The article in Collier's accompanying the Gibson portrait of Sargent is a detailed and effusive appreciation of Sargent's painting of Roosevelt, and the mural he painted at the Boston Public Library. The Washington Star article is generally favorable but finds fault with “the poorly drawn right arm and hand and the unexplained, inartistic and unreasonable newel post.” There is a bit of folklore explaining the newel post in terms of Sargent's alla prima method. The, likely apocryphal,  story goes that Roosevelt was too busy to sit for Sargent, but when Sargent met him as he descended a Whitehouse staircase he told Sargent to go ahead and paint him right now and struck this pose at the foot of the stair.  

The Library of Congress has this photo of the Mural decoration Sargent created  on his 1903 visit, entitled “The Dogma of Redemtion” that Sargent painted for the Boston Public Library.
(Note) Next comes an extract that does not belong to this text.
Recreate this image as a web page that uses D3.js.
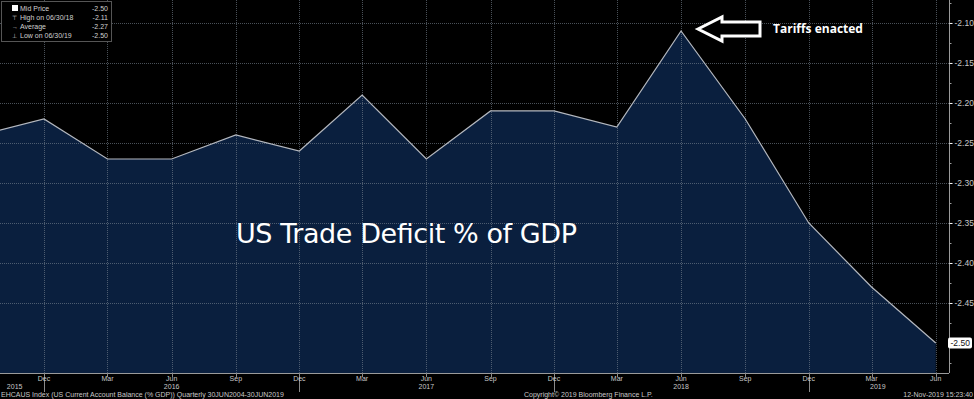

It  is constructed of layers of Byzantine symbolism.

The Dogma of The Redemtion

The Collier's Weekly article provides a description of all this:
The central figure is the Christ upon the Cross, beneath His extended arms being the crouching figures of Adam and Eve, holding chalices to catch the Sacred Blood, while at the foot of the Cross is a pelican piercing her breast to nourish her brood, a symbol of the divine Sacrifice. All these figures are modelled in high relief. Above the Christ are seated the three Persons of the Trinity, their crimson draperies showing against a background of deep blue. Below, the Cross is supported by two angels, on each side of whom are figures bearing the symbols of the Passion, forming a band across the bottom of the painting, so that they correspond with the frieze of the Prophets in the earlier decoration at the other end of the hall. The scheme of color is blue and crimson, gray in the high lights and copiously embellished with gold, the whole toned to a dull lustre as of some painting that the ages have mellowed.
Remissa Sunt Peccata Mundi 
“The sins of the world have been remitted.” 

The Pelican
Sacrificing Itself for its Offspring.

Factus Homo Factor Hominis, Factique Redemptor,
Redimo, Corporeus Corpora, Corda Deus
“I, man's maker, now made man, and redeemer of him I made,
God in flesh, redeem all human hearts and bodies.”

Sargent's death on April 14, 1925 was widely noted. This photo appeared in an article in The Indianapolis Times,  April 15, in an article entitled “Sudden Illness Fatal to Sargent.”

The obituary in The Washington Evening Star was headlined “John Sargent Dies at Home in London.”